More than three decades ago, Scott Sandelin was a second-round pick out of North Dakota who, like anyone else in his situation, was desperate to play in the NHL. He thought he had a future there, too, especially after 1987-88 when he played for the AHL’s Sherbrooke Canadiens under up-and-coming coach Pat Burns. The NHL never did work out. Sandelin played just 25 games in the best league in the world during a nine-year career that was cut short by injuries.
But the lessons he learned from the Hall of Fame coach never faded, even if the NHL dream did. “I appreciated his honesty – I appreciated knowing where you stood,” said Sandelin, now 54. “You wanted to play hard for him. Unfortunately, when he went to Montreal, he wasn’t making that decision. I begged, but…”
But after 19 years and three NCAA titles with the Minnesota-Duluth Bulldogs, the most recent of which came this year when his team gave up one goal in two games in a convincing Frozen Four run, Sandelin is not begging anymore.
He doesn’t yearn for the NHL the way he once did. In fact, he thinks about it a lot less than other people do. And when you talk to his players about him, a lot of the same things he said about Burns come out. Kids want to play for him because they know exactly where they stand and what is expected of them. It’s that kind of accountability that led to a dominant performance in Buffalo – a 4-1 win over Providence in the semifinal, then a 3-0 victory over UMass in the final – in which the Bulldogs gave up just 47 shots in two games.
For the Bulldogs, it was their second straight Frozen Four victory and third consecutive appearance in the championship game. For Sandelin, it was his third NCAA title with Minnesota-Duluth. Quite an accomplishment for the Bulldogs and Sandelin, both of whom operate in the shadow of the University of Minnesota. There has been some NHL interest in Sandelin, who was tabbed not long after the Frozen Four to coach the U.S. entry in the 2020 World Junior Championship. But all indications are he’ll stay at Minnesota-Duluth and continue to build championship teams that smother their opponents. “Everything starts with our coaching staff because it takes every guy buying into that system,” said captain Parker MacKay, who had a goal and an assist in the final and signed an AHL deal with the Texas Stars. “(Sandelin) is so passionate. You want to follow that. He loves this program, and you can tell by the things he does for this program and the time he puts in. You want to follow him and put that time in as well.”

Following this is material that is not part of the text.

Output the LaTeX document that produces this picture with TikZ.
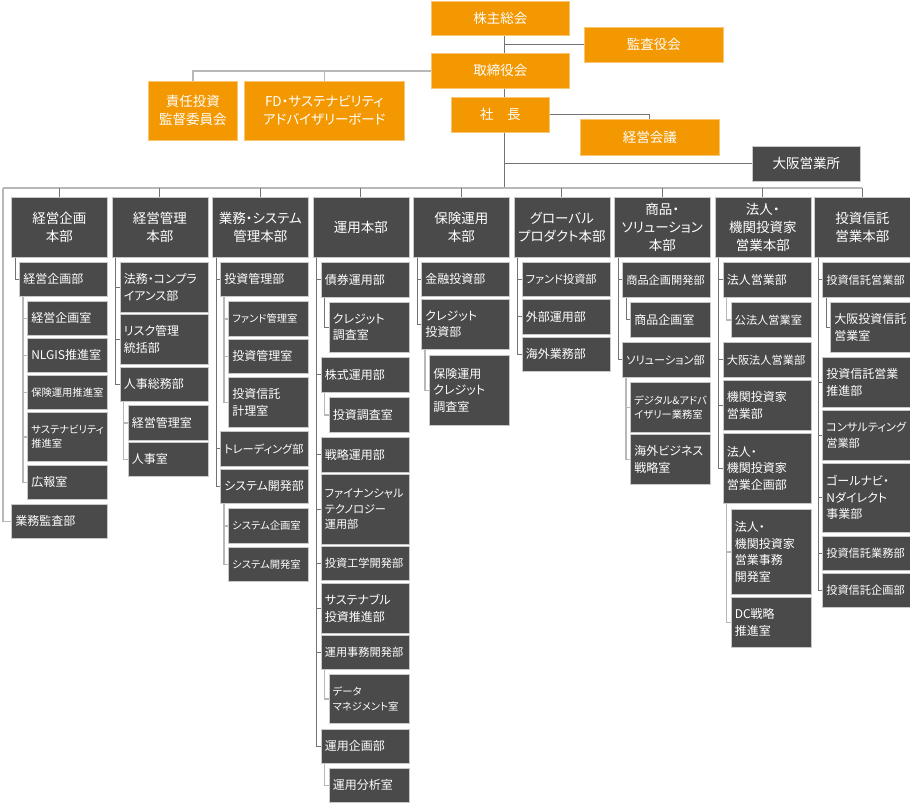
\documentclass[tikz,border=0pt]{standalone}
\usepackage{fontspec}
\setmainfont{Noto Sans CJK JP}[RawFeature=+palt]
\definecolor{orangebox}{HTML}{F39800}
\definecolor{darkbox}{HTML}{4A4A4A}
\definecolor{boxline}{HTML}{C8C8C8}

\begin{document}
\begin{tikzpicture}[x=1pt, y=-1pt,
    orgbox/.style={fill=orangebox, draw=orangebox!55!white, line width=0.6pt, text=white,
      font=\fontsize{13.5}{18}\selectfont, align=center, anchor=north west, inner sep=0pt},
    hqbox/.style={fill=darkbox, draw=boxline, line width=0.6pt, text=white,
      font=\fontsize{13.5}{18}\selectfont, align=center, anchor=north west, inner sep=0pt,
      minimum width=96pt, minimum height=60pt},
    bubox/.style={fill=darkbox, draw=boxline, line width=0.6pt, text=white,
      font=\fontsize{12}{16.5}\selectfont, align=left, anchor=north west,
      inner xsep=4pt, inner ysep=0pt, text width=80pt},
    shbox/.style={bubox, text width=72pt},
    midtext/.style={font=\fontsize{11.2}{15.5}\selectfont},
    smalltext/.style={font=\fontsize{10.3}{14.5}\selectfont},
    link/.style={draw=black!55, line width=0.7pt},
    tie/.style={draw=black!28, line width=1.5pt}
  ]
  \useasboundingbox (0,0) rectangle (910,803);
  \coordinate (spine) at (504,0);
  \coordinate (busL) at (3,188);
  \coordinate (busR) at (862,188);

  % top
  \node[orgbox, minimum width=138pt, minimum height=34pt] (kabu) at (431,1) {株主総会};
  \node[orgbox, minimum width=139pt, minimum height=35pt] (kansa) at (584,27) {監査役会};
  \node[orgbox, minimum width=138pt, minimum height=35pt] (tori) at (431,53) {取締役会};
  \node[orgbox, minimum width=89pt, minimum height=59pt] (sekinin) at (148,81) {責任投資\\監督委員会};
  \node[orgbox, minimum width=160pt, minimum height=59pt] (fd) at (244,81) {FD・サステナビリティ\\アドバイザリーボード};
  \node[orgbox, minimum width=98pt, minimum height=35pt] (shacho) at (451,97) {社　長};
  \node[orgbox, minimum width=139pt, minimum height=36pt] (kaigi) at (580,119) {経営会議};
  \node[hqbox, minimum width=108pt, minimum height=35pt] (osaka) at (752,146) {大阪営業所};

  % headquarters
  \node[hqbox] (hq1) at (11,197) {経営企画\\本部};
  \node[hqbox] (hq2) at (111.5,197) {経営管理\\本部};
  \node[hqbox] (hq3) at (212,197) {業務・システム\\管理本部};
  \node[hqbox] (hq4) at (312.5,197) {運用本部};
  \node[hqbox] (hq5) at (413,197) {保険運用\\本部};
  \node[hqbox] (hq6) at (513.5,197) {グローバル\\プロダクト本部};
  \node[hqbox] (hq7) at (614,197) {商品・\\ソリューション\\本部};
  \node[hqbox] (hq8) at (714.5,197) {法人・\\機関投資家\\営業本部};
  \node[hqbox] (hq9) at (814,197) {投資信託\\営業本部};

  % column 1
  \node[bubox, minimum height=34pt] (c1a) at (19,262) {経営企画部};
  \node[shbox, minimum height=34pt] (c1b) at (27,301) {経営企画室};
  \node[shbox, minimum height=34pt] (c1c) at (27,338) {NLGIS推進室};
  \node[shbox, smalltext, minimum height=34pt] (c1d) at (27,375) {保険運用推進室};
  \node[shbox, smalltext, minimum height=49pt] (c1e) at (27,412) {サステナビリティ\\推進室};
  \node[shbox, minimum height=34pt] (c1f) at (27,465) {広報室};
  \node[bubox, text width=88pt, minimum height=34pt] (c1g) at (11,504) {業務監査部};

  % column 2
  \node[bubox, minimum height=50pt] (c2a) at (119.5,262) {法務・コンプラ\\イアンス部};
  \node[bubox, minimum height=50pt] (c2b) at (119.5,314) {リスク管理\\統括部};
  \node[bubox, minimum height=34pt] (c2c) at (119.5,367) {人事総務部};
  \node[shbox, minimum height=35pt] (c2d) at (127.5,405) {経営管理室};
  \node[shbox, minimum height=34pt] (c2e) at (127.5,442) {人事室};

  % column 3
  \node[bubox, minimum height=34pt] (c3a) at (220,262) {投資管理部};
  \node[shbox, smalltext, minimum height=35pt] (c3b) at (228,301) {ファンド管理室};
  \node[shbox, minimum height=34pt] (c3c) at (228,339) {投資管理室};
  \node[shbox, minimum height=50pt] (c3d) at (228,377) {投資信託\\計理室};
  \node[bubox, midtext, minimum height=35pt] (c3e) at (220,431) {トレーディング部};
  \node[bubox, minimum height=34pt] (c3f) at (220,469) {システム開発部};
  \node[shbox, smalltext, minimum height=35pt] (c3g) at (228,508) {システム企画室};
  \node[shbox, smalltext, minimum height=34pt] (c3h) at (228,547) {システム開発室};

  % column 4
  \node[bubox, minimum height=35pt] (c4a) at (320.5,262) {債券運用部};
  \node[shbox, minimum height=50pt] (c4b) at (328.5,302) {クレジット\\調査室};
  \node[bubox, minimum height=35pt] (c4c) at (320.5,357) {株式運用部};
  \node[shbox, minimum height=35pt] (c4d) at (328.5,397) {投資調査室};
  \node[bubox, minimum height=35pt] (c4e) at (320.5,437) {戦略運用部};
  \node[bubox, midtext, minimum height=70pt] (c4f) at (320.5,474) {ファイナンシャル\\テクノロジー\\運用部};
  \node[bubox, midtext, minimum height=34pt] (c4g) at (320.5,546) {投資工学開発部};
  \node[bubox, minimum height=50pt] (c4h) at (320.5,583) {サステナブル\\投資推進部};
  \node[bubox, midtext, minimum height=34pt] (c4i) at (320.5,635) {運用事務開発部};
  \node[shbox, smalltext, minimum height=49pt] (c4j) at (328.5,674) {データ\\マネジメント室};
  \node[bubox, minimum height=34pt] (c4k) at (320.5,729) {運用企画部};
  \node[shbox, minimum height=34pt] (c4l) at (328.5,768) {運用分析室};

  % column 5
  \node[bubox, minimum height=34pt] (c5a) at (421,262) {金融投資部};
  \node[bubox, minimum height=50pt] (c5b) at (421,299) {クレジット\\投資部};
  \node[shbox, minimum height=70pt] (c5c) at (429,355) {保険運用\\クレジット\\調査室};

  % column 6
  \node[bubox, midtext, minimum height=34pt] (c6a) at (521.5,262) {ファンド投資部};
  \node[bubox, minimum height=35pt] (c6b) at (521.5,299) {外部運用部};
  \node[bubox, minimum height=34pt] (c6c) at (521.5,337) {海外業務部};

  % column 7
  \node[bubox, midtext, minimum height=35pt] (c7a) at (622,262) {商品企画開発部};
  \node[shbox, minimum height=35pt] (c7b) at (630,302) {商品企画室};
  \node[bubox, midtext, minimum height=35pt] (c7c) at (622,342) {ソリューション部};
  \node[shbox, smalltext, minimum height=50pt] (c7d) at (630,382) {デジタル\&アドバ\\イザリー業務室};
  \node[shbox, minimum height=50pt] (c7e) at (630,434) {海外ビジネス\\戦略室};

  % column 8
  \node[bubox, minimum height=35pt] (c8a) at (722.5,262) {法人営業部};
  \node[shbox, midtext, minimum height=35pt] (c8b) at (730.5,302) {公法人営業室};
  \node[bubox, midtext, minimum height=35pt] (c8c) at (722.5,342) {大阪法人営業部};
  \node[bubox, minimum height=50pt] (c8d) at (722.5,380) {機関投資家\\営業部};
  \node[bubox, minimum height=70pt] (c8e) at (722.5,433) {法人・\\機関投資家\\営業企画部};
  \node[shbox, minimum height=85pt] (c8f) at (730.5,509) {法人・\\機関投資家\\営業事務\\開発室};
  \node[shbox, minimum height=50pt] (c8g) at (730.5,597) {DC戦略\\推進室};

  % column 9
  \node[bubox, midtext, minimum height=35pt] (c9a) at (822,262) {投資信託営業部};
  \node[shbox, minimum height=50pt] (c9b) at (830,302) {大阪投資信託\\営業室};
  \node[bubox, minimum height=50pt] (c9c) at (822,357) {投資信託営業\\推進部};
  \node[bubox, midtext, minimum height=50pt] (c9d) at (822,410) {コンサルティング\\営業部};
  \node[bubox, minimum height=69pt] (c9e) at (822,463) {ゴールナビ・\\Nダイレクト\\事業部};
  \node[bubox, midtext, minimum height=34pt] (c9f) at (822,536) {投資信託業務部};
  \node[bubox, midtext, minimum height=34pt] (c9g) at (822,573) {投資信託企画部};

  % connectors
  \draw[link] (kabu.south -| spine) -- (tori.north -| spine);
  \draw[link] (kansa.west) -- (kansa.west -| spine);
  \draw[tie] (tori.west) -| (sekinin.north);
  \draw[tie] (tori.west -| fd.north) -- (fd.north);
  \draw[link] (tori.south -| spine) -- (shacho.north -| spine);
  \draw[link] (shacho.east) -| (kaigi.north);
  \draw[link] (osaka.west) -- (osaka.west -| spine);
  \draw[link] (shacho.south -| spine) -- (busL -| spine);
  \draw[tie] (busL) -- (busR);
  \draw[tie] (busL) |- (c1g.west);
  \foreach \n in {hq1,hq2,hq3,hq4,hq5,hq6,hq7,hq8,hq9}
    \draw[link] (\n.north |- busL) -- (\n.north);

  \draw[link] ([xshift=4pt]hq1.south west) |- (c1a.west);
  \foreach \n in {c1b,c1c,c1d,c1e,c1f}
    \draw[tie] ([xshift=4pt]c1a.south west) |- (\n.west);
  \foreach \n in {c2a,c2b,c2c}
    \draw[link] ([xshift=4pt]hq2.south west) |- (\n.west);
  \foreach \n in {c2d,c2e}
    \draw[tie] ([xshift=4pt]c2c.south west) |- (\n.west);
  \foreach \n in {c3a,c3e,c3f}
    \draw[link] ([xshift=4pt]hq3.south west) |- (\n.west);
  \foreach \n in {c3b,c3c,c3d}
    \draw[tie] ([xshift=4pt]c3a.south west) |- (\n.west);
  \foreach \n in {c3g,c3h}
    \draw[tie] ([xshift=4pt]c3f.south west) |- (\n.west);
  \foreach \n in {c4a,c4c,c4e,c4f,c4g,c4h,c4i,c4k}
    \draw[link] ([xshift=4pt]hq4.south west) |- (\n.west);
  \draw[link] ([xshift=4pt]c4a.south west) |- (c4b.west);
  \draw[tie] ([xshift=4pt]c4c.south west) |- (c4d.west);
  \draw[tie] ([xshift=4pt]c4i.south west) |- (c4j.west);
  \draw[tie] ([xshift=4pt]c4k.south west) |- (c4l.west);
  \foreach \n in {c5a,c5b}
    \draw[link] ([xshift=4pt]hq5.south west) |- (\n.west);
  \draw[tie] ([xshift=4pt]c5b.south west) |- (c5c.west);
  \foreach \n in {c6a,c6b,c6c}
    \draw[link] ([xshift=4pt]hq6.south west) |- (\n.west);
  \foreach \n in {c7a,c7c}
    \draw[link] ([xshift=4pt]hq7.south west) |- (\n.west);
  \draw[link] ([xshift=4pt]c7a.south west) |- (c7b.west);
  \foreach \n in {c7d,c7e}
    \draw[tie] ([xshift=4pt]c7c.south west) |- (\n.west);
  \foreach \n in {c8a,c8c,c8d,c8e}
    \draw[link] ([xshift=4pt]hq8.south west) |- (\n.west);
  \draw[tie] ([xshift=4pt]c8a.south west) |- (c8b.west);
  \foreach \n in {c8f,c8g}
    \draw[tie] ([xshift=4pt]c8e.south west) |- (\n.west);
  \foreach \n in {c9a,c9c,c9d,c9e,c9f,c9g}
    \draw[link] ([xshift=4pt]hq9.south west) |- (\n.west);
  \draw[link] ([xshift=4pt]c9a.south west) |- (c9b.west);
\end{tikzpicture}
\end{document}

Playing for Sandelin requires players to check their egos. And it’s fairly easy to do because Sandelin does it himself. The result is a team where St. Louis Blues defense prospect Scott Perunovich was the only player who finished near the point-per-game area code. In fact, the powerhouse Bulldog teams of the past three years have produced only one player – Los Angeles winger Alex Iafallo – who has averaged more than a point per game. But there’s not a big need for points when you’re as dominant defensively as the Bulldogs have been. In the 2019 Frozen Four, there was not one moment in either game where Minnesota-Duluth wasn’t in complete control or where the result was in peril. Cale Makar of UMass, who picked up the Hobey Baker Award the day before the final and was one of the NCAA’s leading scorers, was neutralized in the title game.
The New York Rangers considered Sandelin before hiring David Quinn out of Boston College, and Sandelin interviewed with the Anaheim Ducks this spring. But if the NHL ship has sailed, he will have no problem reconciling that. He loves where he lives and has a stable income of about $300,000. Still, it would take Sandelin 40 years to earn the $12 million Quinn, who did not win a national title, will earn with in his five-year NHL deal. “I have no doubt he would be successful in the NHL,” Perunovich said. “Anywhere he went he would be successful, because he knows how to get everything out of a player. You want to run through a wall for that guy.”